大津園児死傷事故

出典: 謎の百科事典もどき『エンペディア(Enpedia)』
ナビゲーションに移動 検索に移動

大津園児死傷事故(おおつえんじししょうじこ)は、令和元年(2019年5月8日午前10時15分頃、滋賀県大津市の大萱6丁目交差点で直進車両と右折車両が接触し、そのはずみで直進車両が保育園児らの列に車が突っ込み、園児ら16人が死傷した交通事故である。

概要[編集]

「車両の運転者は、互に他の運転者が交通法規に従つて適切な行動に出るであろうことを信頼して運転すべきものであり、そのような信頼がなければ、一時といえども安心して運転をすることはできないものである。そして、すべての運転者が、交通法規に従つて適切な行動に出るとともに、そのことを互に信頼し合つて運転することになれば、事故の発生が未然に防止され、車両等の高速度交通機関の効用が十分に発揮されるに至るものと考えられる。したがつて、車両の運転者の注意義務を考えるに当つては、この点を十分配慮しなければならないわけである。」(昭和42年10月13日 最高裁判所第二小法廷 刑集 第21巻8号1097頁)

さて、道路交通法37条は「車両等は、交差点で右折する場合において、当該交差点において直進し、又は左折しようとする車両等があるときは、当該車両等の進行妨害をしてはならない。」と定めている。直進車両の運転者は右折車両の運転者が上記の法規を順守すると信頼したものと考えられる。また、上記の信頼が不相当であったとも考えられない。つまり、直進車両が右折車両と接触したことになんら過失はなく、道路交通法37条に違背した右折車両にのみ過失が存在する。

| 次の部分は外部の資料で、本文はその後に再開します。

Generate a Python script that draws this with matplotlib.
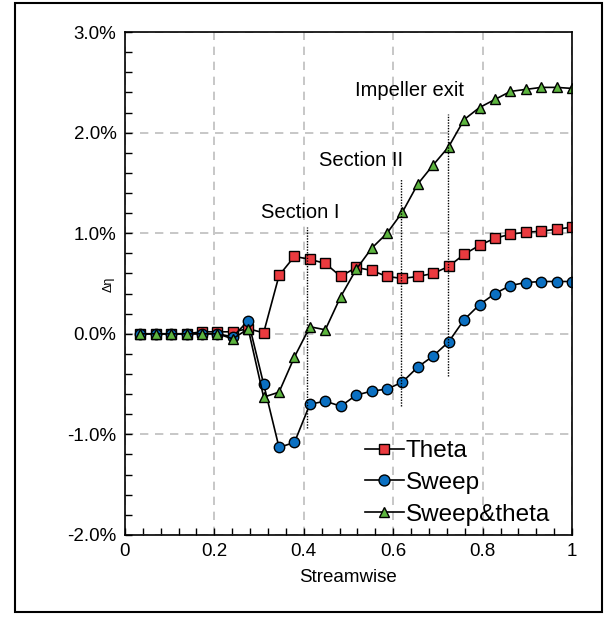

次に、接触後、制動により園児に突っ込むことを回避し得たかを検証する。 グーグルマップ航空写真で滋賀県大津市の大萱6丁目交差点で右折車両と直進車が接触したであろう地点から歩道までの距離を測定すると、10.74mである。さて、直進車両の制限速度は60km/hである([1] 「滋賀・大津市で起きた衝突事故現場」)。60km/hの自動車の空走距離は15mを超えている([2] 「速度による停止距離 - 警察庁」)。つまり、直後の直進車両運転者が園児に突っ込む前にブレーキを踏むなど土台無理な話であり、また、よしんば踏めたとして、制動距離も合わせた停止距離は35mを超えている(出典同じ)。つまり、直進車両運転者が園児に突っ込むのを回避する等不可能であり、直進車両運転者に過失はなく、とどのつまりが本件交通事故の過失は右折車両運転者にのみ存在する、と考えられる。一方で、直進車両運転者にも過失割合(過失相殺)が存在するとの考え方もある。

  • 2020年2日17日、大津地裁で右折車両の女に禁固4年6カ月の判決が言い渡された(求刑は禁錮5年6カ月)。
  • 2021年5月7日、遺族は大津検察審査会に、直進車両運転者に下された不起訴処分を不服として、申し立てをした。
  • 2021年12月20日、大津検察審査会は、直進車両運転者に下された不起訴処分を「不起訴相当」とした。